We hear a lot of rumours about top-level conspiracies in today’s War on Terror. Yet the evidence suggests that the political and legal establishment is now incapable of maintaining a united front or keeping the lid on anything dirty for more than a few days, before somebody leaks it to the media. Thirty years ago, instead of a Freedom of Information Act, the State had the freedom to make up evidence with impunity, and effectively to ‘disappear’ people for more than a decade.
So let us defend our freedoms, and stand up to the State whenever it starts taking liberties. But let us also get real about all these conspiracy theories and cries of ‘police state’. Compared to the scary, shadowy forces that framed the Guildford Four, the Maguire Seven and the Birmingham Six in the 1970s, those responsible for anti-terrorism today often appear to be scared of their own shadows.

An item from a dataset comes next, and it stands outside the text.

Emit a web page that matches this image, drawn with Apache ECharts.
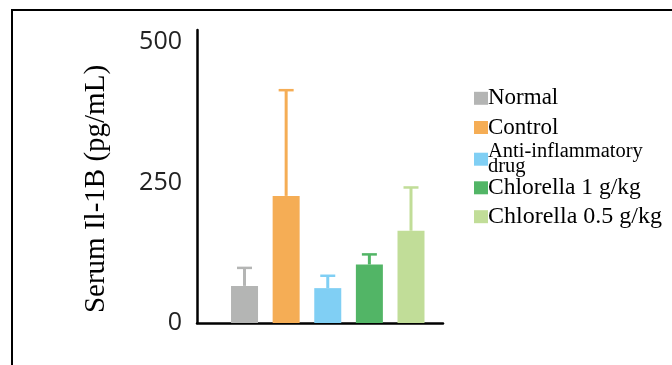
<!DOCTYPE html>
<html><head><meta charset="utf-8">
<script src="https://cdn.jsdelivr.net/npm/echarts@6/dist/echarts.min.js"></script>
<style>html,body{margin:0;padding:0;background:#fff}#c{width:672px;height:365px}</style>
</head><body><div id="c"></div>
<script>
// ---- data ----
const groups = ['Normal', 'Control', 'Anti-inflammatory\ndrug', 'Chlorella 1 g/kg', 'Chlorella 0.5 g/kg'];
const means = [66, 226, 62, 104, 164];
const errors = [32, 188, 22, 18, 77];
const yTicks = [0, 250, 500];
const yTitle = 'Serum Il-1B (pg/mL)';
// ---- style ----
const colors = ['#b4b5b4', '#f5ad55', '#80cff4', '#52b566', '#c1dd98'];
// legend layout: marker centre y, text shift (px, negative = up), font size, line height
const legendLayout = [
  {cy: 98.3, shift: -2.8, fs: 23, lh: 23},
  {cy: 127.5, shift: -3.3, fs: 23, lh: 23},
  {cy: 159.2, shift: -4, fs: 20.5, lh: 15},
  {cy: 187.8, shift: 2.7, fs: 23.5, lh: 23},
  {cy: 216.7, shift: 3.8, fs: 24, lh: 24}
];
const MW = 14, MH = 13;

const chart = echarts.init(document.getElementById('c'));

const legends = groups.map((g, i) => {
  const L = legendLayout[i];
  const lines = g.split('\n').length;
  const pad = L.shift < 0 ? [0, 0, -2 * L.shift, -5] : [2 * L.shift, 0, 0, -5];
  const H = L.lh * lines + Math.abs(2 * L.shift);
  const top = (L.cy - MH / 2) + Math.min(0, MH / 2 - H / 2);
  return {
    data: [g], left: 474, top: top, orient: 'vertical', padding: 0, itemGap: 0,
    itemWidth: MW, itemHeight: MH, icon: 'rect', selectedMode: false,
    textStyle: {fontFamily: '"Liberation Serif", "Times New Roman", serif', fontSize: L.fs, lineHeight: L.lh, color: '#000', padding: pad}
  };
});

const barSeries = groups.map((g, i) => ({
  type: 'bar', name: g, data: [[i, means[i]]], barWidth: 27, barGap: '-100%',
  itemStyle: {color: colors[i]}, emphasis: {disabled: true}
}));

const errSeries = {
  type: 'custom', name: 'err', z: 3,
  data: groups.map((g, i) => [i, means[i], means[i] + errors[i]]),
  renderItem: function (params, api) {
    const x = api.value(0), m = api.value(1), t = api.value(2);
    const p0 = api.coord([x, m]), p1 = api.coord([x, t]);
    const c = colors[params.dataIndex];
    const hw = 7.5;
    return {type: 'group', children: [
      {type: 'line', shape: {x1: p0[0], y1: p0[1], x2: p1[0], y2: p1[1]}, style: {stroke: c, lineWidth: 3}},
      {type: 'line', shape: {x1: p1[0] - hw, y1: p1[1], x2: p1[0] + hw, y2: p1[1]}, style: {stroke: c, lineWidth: 2.5}}
    ]};
  }
};

chart.setOption({
  animation: false,
  backgroundColor: '#fff',
  grid: {left: 197, right: 229, top: 30, bottom: 42, containLabel: false},
  xAxis: {
    type: 'value', min: -1.142, max: 4.769,
    axisLine: {show: true, onZero: false, lineStyle: {color: '#000', width: 2.5}},
    axisTick: {show: false}, axisLabel: {show: false}, splitLine: {show: false}
  },
  yAxis: {
    type: 'value', min: 0, max: 521, interval: 250,
    axisLine: {show: true, onZero: false, lineStyle: {color: '#000', width: 2.5}},
    axisTick: {show: false}, splitLine: {show: false},
    axisLabel: {customValues: yTicks, margin: 15, fontFamily: '"Open Sans", sans-serif', fontSize: 25, color: '#222'}
  },
  legend: legends,
  series: barSeries.concat([errSeries]),
  graphic: [
    {type: 'rect', silent: true, shape: {x: 12, y: 10, width: 700, height: 400}, style: {fill: 'none', stroke: '#000', lineWidth: 2}},
    {type: 'text', silent: true, x: 96, y: 189, rotation: Math.PI / 2,
      style: {text: yTitle, font: '29px "Liberation Serif", "Times New Roman", serif', align: 'center', verticalAlign: 'middle', fill: '#000'}}
  ]
});
</script>
</body></html>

- One legal right under pressure today is trial by jury.
The 1977 trial of the IRA ‘Balcombe Street Gang’ stands as a reminder of why juries remain a vital check on the abuse of power. The four IRA men refused to recognise the court, except to read out a political statement to the jury which made clear that they had planted the Guildford and Woolwich pub bombs, with which they were not charged and for which innocent people had already been jailed. Defence lawyers picked holes in the prosecution’s attempt to deny a link between those bombings and the group’s other attacks. The jury returned as expected with unanimous verdicts on the 25 charges, but while finding them guilty of murder, the jury found the IRA men not guilty on several other counts, to the consternation of the police.
One anonymous juror was later quoted as saying: ‘We were, in a way, rebelling against being railroaded by the court into unanimous verdicts of guilty. We thought it was immoral. Also, we definitely felt that they were connected with Guildford and Woolwich.’ After the judge had sentenced the IRA men to life, some jurors retired to the pub. They reported being set upon by armed plainclothes officers, and trying to escape down the Underground.
Such cases are worth recalling when some want to chase jurors out of our courts, if not down the Tube. Of course juries do not always deliver the ‘right’ verdict. That is one reason why we need them.